Likely both types are available at hardware stores. Shop safely.


----------



## salvz (Nov 3, 2014)

Any *food grade* DE should work. I bought mine on amazon.com, lots of choices.


----------



## DPfarr (Nov 24, 2017)

I'm sucking at making one species cultures. 

One vector of was considering is my shredded wood aka excelsior. I bought a bale from amazon. Does it need to be autoclave and held in secondary containment? I already have my cultures in a container with mite paper in the bottom and that container in an open tub with mite paper. 

Maybe I need a scorched earth approach where I need to take all culturing out of my home and start over completely? I threw some waste in my isopods and saw HUGE mites on there. Definitely the detritivore type but still is frustrating not getting the population efficiency I should.


----------



## Socratic Monologue (Apr 7, 2018)

DPfarr said:


> One vector of was considering is my shredded wood aka excelsior. I bought a bale from amazon. Does it need to be autoclave and held in secondary containment? I already have my cultures in a container with mite paper in the bottom and that container in an open tub with mite paper.


You can keep the excelsior in the freezer to keep it mite-free.
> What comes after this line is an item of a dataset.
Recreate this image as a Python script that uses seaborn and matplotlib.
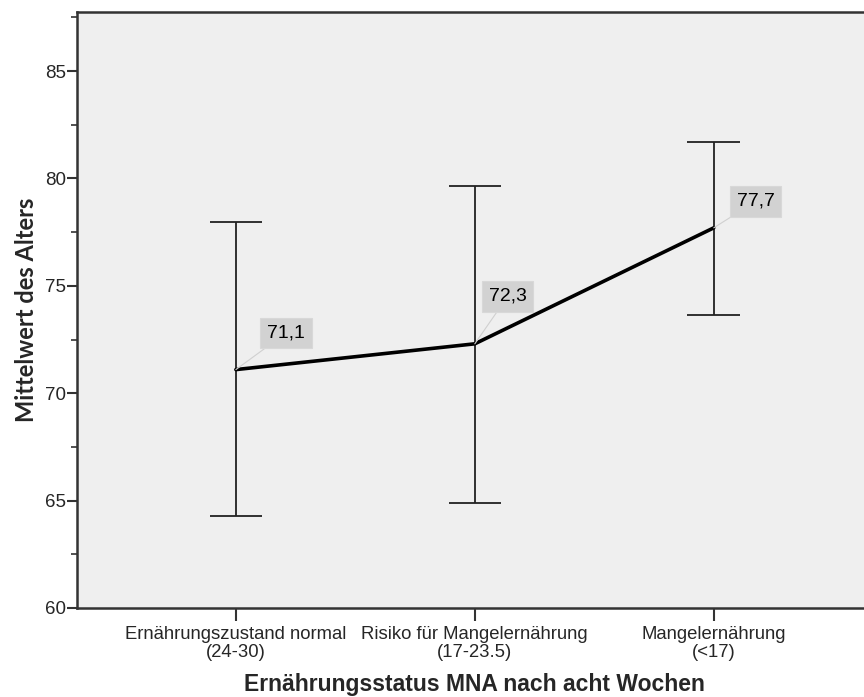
import matplotlib
matplotlib.use("Agg")
import matplotlib.pyplot as plt
from matplotlib.ticker import MultipleLocator
import numpy as np
import pandas as pd
import seaborn as sns

categories = ["Ernährungszustand normal\n(24-30)",
              "Risiko für Mangelernährung\n(17-23.5)",
              "Mangelernährung\n(<17)"]
means = [71.1, 72.3, 77.7]
ci_low = [64.3, 64.9, 73.65]
ci_high = [77.95, 79.65, 81.7]
value_labels = ["71,1", "72,3", "77,7"]

sns.set_theme(style="white")
plt.rcParams["font.family"] = ["Liberation Sans", "DejaVu Sans"]

df = pd.DataFrame({"pos": np.arange(len(categories)), "mean": means})

fig = plt.figure(figsize=(8.64, 6.97), dpi=100)
ax = fig.add_axes([0.0891, 0.1277, 0.9209, 0.8551])
ax.set_facecolor("#efefef")

# confidence intervals with caps
ax.vlines(df["pos"], ci_low, ci_high, color="#222222", lw=1.3, zorder=2)
cap = 0.11
ax.hlines(ci_low, df["pos"] - cap, df["pos"] + cap, color="#222222", lw=1.3, zorder=2)
ax.hlines(ci_high, df["pos"] - cap, df["pos"] + cap, color="#222222", lw=1.3, zorder=2)

sns.lineplot(data=df, x="pos", y="mean", color="black", lw=2.6, ax=ax, zorder=3)

# value labels with leader lines
offsets = [(31, 28), (14, 39), (23, 18)]
for x, m, lab, (dx, dy) in zip(df["pos"], means, value_labels, offsets):
    ax.annotate(lab, xy=(x, m), xytext=(dx, dy), textcoords="offset pixels",
                fontsize=14, color="black", ha="left", va="bottom",
                bbox=dict(boxstyle="square,pad=0.35", fc="#d2d2d2", ec="#d8d8d8", lw=0.8),
                arrowprops=dict(arrowstyle="-", color="#d0d0d0", lw=0.8,
                                shrinkA=0, shrinkB=0),
                zorder=4)

ax.set_xlim(-0.665, 2.665)
ax.set_ylim(60, 87.75)
ax.set_xticks(df["pos"])
ax.set_xticklabels(categories, fontsize=13.3, linespacing=1.05)
ax.yaxis.set_major_locator(MultipleLocator(5))
ax.yaxis.set_minor_locator(MultipleLocator(2.5))
ax.tick_params(axis="y", which="major", direction="out", length=7, width=1.5,
               color="#333333", labelsize=13.5, left=True, pad=1)
ax.tick_params(axis="y", which="minor", direction="out", length=4, width=1.2,
               color="#333333", left=True)
ax.tick_params(axis="x", which="major", direction="out", length=9, width=1.5,
               color="#333333", bottom=True, pad=4)

for side in ["left", "bottom", "top", "right"]:
    ax.spines[side].set_color("#333333")
    ax.spines[side].set_linewidth(1.8)

ax.set_xlabel("Ernährungsstatus MNA nach acht Wochen", fontsize=16.5,
              fontweight="bold", labelpad=9)
ax.set_ylabel("Mittelwert des Alters", fontsize=17, fontweight="bold",
              family=["Lato", "DejaVu Sans"], labelpad=5)

fig.savefig("out.png", dpi=100)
I switched to DE and permethrin barriers after watching mites crawl across mite paper and onto my culture containers. Maybe I got a old batch of paper, maybe some user error, maybe I have super Godzilla mites at my place, maybe I'm hallucinating mites, I don't know. I do know that this works for me: a cookie sheet with a layer of DE in the whole sheet. On top of that, six short deli cups that have been sprayed with permethrin. The culture containers sit in the deli cups. Cultures are made with FFs that are no more than 3 weeks old, dusted before adding to culture. Excelsior and culture cups are kept in the freezer, dry media in the fridge.


----------



## Speg (Nov 9, 2010)

This is what I use:

https://www.homedepot.com/p/Safer-B...ea-Ant-Crawling-Insect-Killer-51703/206857782

Been using the same batch for years and it works quite well. So happy I went with this rather than my last method of doing nothing special.


----------